What if we apply a maximum waiting time target, say of 1 hour, and allow customers to jump to the front of their queue if they are at risk if breaching the target? That will smooth out spikes and give everyone a fair chance. Customers will understand. It is intuitively obvious and common sense. But our intuition has tricked us before …
So we run the experiment again and this time we tell our customers that if they wait 50 minutes then they can jump to the front of their queue. They appreciate this because they now have a upper limit on the time they will wait.
And this is what we observe. It looks better than before, at least initially, and then it goes pear-shaped.
All we have done with our ‘carve-out and-expedite-the-long-waiters’ design is to defer the inevitable – the crunch. We cannot keep our promise. By the end everyone is pushing to the frontof the queue. It is a riot!
And there is more. Look at the lead time for the last few customers – two hours. Not only have they waited a long time, but we have had to stay open for two hours longer. That is a BIG cost pessure in overtime payments.
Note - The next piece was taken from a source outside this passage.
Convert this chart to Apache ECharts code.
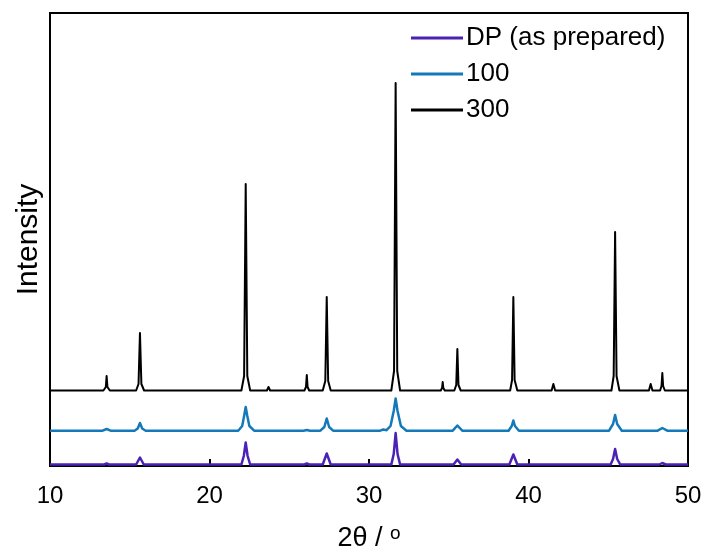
<!DOCTYPE html>
<html>
<head>
<meta charset="utf-8">
<script src="https://cdn.jsdelivr.net/npm/echarts@6/dist/echarts.min.js"></script>
<style>
html,body{margin:0;padding:0;background:#fff;}
#chart{width:708px;height:554px;}
</style>
</head>
<body>
<div id="chart"></div>
<script>
// Series names
const seriesNames = ['DP (as prepared)', '100', '300'];
const seriesColors = ['#4b22b5', '#1479b9', '#000000'];
const xTicks = [10, 20, 30, 40, 50];

// Plotted (offset) intensity profiles, [2θ, intensity]
const dpData = [
  [10,1.5],
  [13.4,1.5],[13.55,2.5],[13.7,1.5],
  [15.4,1.5],[15.64,8.5],[15.88,1.5],
  [22.0,1.5],[22.15,10],[22.27,23.5],[22.39,10],[22.55,1.5],
  [25.95,1.5],[26.1,2.5],[26.25,1.5],
  [27.1,1.5],[27.35,12.5],[27.6,1.5],
  [31.4,1.5],[31.55,12],[31.67,33],[31.79,12],[31.95,1.5],
  [35.3,1.5],[35.54,6.5],[35.78,1.5],
  [38.8,1.5],[39.05,11.5],[39.3,1.5],
  [45.15,1.5],[45.3,7],[45.43,17],[45.56,7],[45.75,1.5],
  [48.2,1.5],[48.39,3],[48.6,1.5],
  [50,1.5]
];
const s100Data = [
  [10,35.3],
  [13.3,35.3],[13.55,37],[13.8,35.3],
  [15.3,35.3],[15.5,37.5],[15.64,43],[15.78,37.5],[16.0,35.3],
  [21.8,35.3],[22.05,40],[22.17,50],[22.27,59],[22.37,50],[22.5,40],[22.8,35.3],
  [25.9,35.3],[26.1,36],[26.3,35.3],
  [26.95,35.3],[27.2,39],[27.35,47.5],[27.5,39],[27.75,35.3],
  [30.7,35.3],[30.9,36.5],[31.1,35.8],[31.35,40],[31.55,55],[31.67,67.5],[31.79,55],[32.0,40],[32.35,35.3],
  [35.25,35.3],[35.54,40.5],[35.85,35.3],
  [38.75,35.3],[38.95,40],[39.05,45.5],[39.15,40],[39.4,35.3],
  [45.05,35.3],[45.3,42],[45.43,51],[45.56,42],[45.85,35.3],
  [48.1,35.3],[48.39,38],[48.7,35.3],
  [50,35.3]
];
const s300Data = [
  [10,75.5],
  [13.35,75.5],[13.5,79],[13.55,90],[13.6,79],[13.75,75.5],
  [15.4,75.5],[15.55,82],[15.64,133],[15.73,82],[15.9,75.5],
  [22.0,75.5],[22.17,90],[22.27,282],[22.37,90],[22.55,75.5],
  [23.6,75.5],[23.7,79],[23.8,75.5],
  [25.95,75.5],[26.05,79],[26.1,91],[26.15,79],[26.25,75.5],
  [27.1,75.5],[27.26,85],[27.35,169],[27.44,85],[27.6,75.5],
  [29.4,75.5],[29.5,77],[29.6,75.5],
  [31.4,75.5],[31.57,95],[31.67,383],[31.77,95],[31.95,75.5],
  [33.7,75.5],[33.8,77.5],[33.9,75.5],
  [34.5,75.5],[34.58,78],[34.62,84],[34.66,78],[34.75,75.5],
  [35.35,75.5],[35.47,81],[35.54,117],[35.61,81],[35.75,75.5],
  [38.85,75.5],[38.97,86],[39.05,169],[39.13,86],[39.3,75.5],
  [41.45,75.5],[41.56,82],[41.67,75.5],
  [45.2,75.5],[45.34,90],[45.43,234],[45.52,90],[45.7,75.5],
  [47.55,75.5],[47.66,82],[47.77,75.5],
  [48.25,75.5],[48.34,80],[48.39,93],[48.44,80],[48.55,75.5],
  [50,75.5]
];
const allData = [dpData, s100Data, s300Data];

const FONT = '"Liberation Sans", Arial, sans-serif';
const chart = echarts.init(document.getElementById('chart'), null, {renderer: 'canvas'});
chart.setOption({
  animation: false,
  backgroundColor: '#fff',
  grid: {left: 50, right: 20, top: 13, bottom: 88, show: true, borderColor: '#000', borderWidth: 2,
    backgroundColor: 'transparent', containLabel: false, outerBoundsMode: 'none'},
  legend: {
    orient: 'vertical', left: 406, top: 20, itemGap: 10,
    itemWidth: 52, itemHeight: 3, icon: 'rect',
    data: seriesNames,
    textStyle: {fontFamily: FONT, fontSize: 26, color: '#000', padding: [0,0,0,-2]}
  },
  xAxis: {
    type: 'value', min: xTicks[0], max: xTicks[xTicks.length-1], interval: 10,
    name: '2θ / {s|o}', nameLocation: 'middle', nameGap: 58,
    nameTextStyle: {fontFamily: FONT, fontSize: 27, color: '#000',
      rich: {s: {fontFamily: FONT, fontSize: 19, color: '#000', verticalAlign: 'top', padding: [0,0,10,0]}}},
    axisLine: {show: true, lineStyle: {color: '#000', width: 2}},
    axisTick: {show: true, inside: true, length: 7, lineStyle: {color: '#000', width: 2}},
    axisLabel: {fontFamily: FONT, fontSize: 24, color: '#000', margin: 18},
    splitLine: {show: false}
  },
  yAxis: {
    type: 'value', min: 0, max: 453,
    name: 'Intensity', nameLocation: 'middle', nameGap: 6,
    nameTextStyle: {fontFamily: FONT, fontSize: 30, color: '#000'},
    axisLine: {show: true, lineStyle: {color: '#000', width: 2}},
    axisTick: {show: false}, axisLabel: {show: false}, splitLine: {show: false}
  },
  series: seriesNames.map((n, i) => ({
    name: n, type: 'line', data: allData[i], showSymbol: false, symbol: 'none',
    color: seriesColors[i],
    lineStyle: {color: seriesColors[i], width: i === 2 ? 2 : 2.5, join: 'round'},
    z: 2 + i
  }))
});
</script>
</body>
</html>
So, whatever way we look at it: a single-queue design is better. And no one loses out! The customers have a short and predictable waiting time; the operatives are kept occupied and go home on time; and the executives bask in the reflected glory of the excellent customer feedback. It is a Three Wins® design.
Seeing is believing – and we now know that it is worth diagnosing and treating carveoutosis.
And the only thing left to do is to explain is how a single-queue design works better. It is not obvious is it?
And the best way to do that is to play the Post Office Game and see what actually happens.
A big light-bulb moment awaits!
Update: My little Sylvanian friends have tried the Post Office Game and kindly sent me this video of the before Sylvanian Post Office Before and the after Sylvanian Post Office After. They say they now know how the single-queue design works better.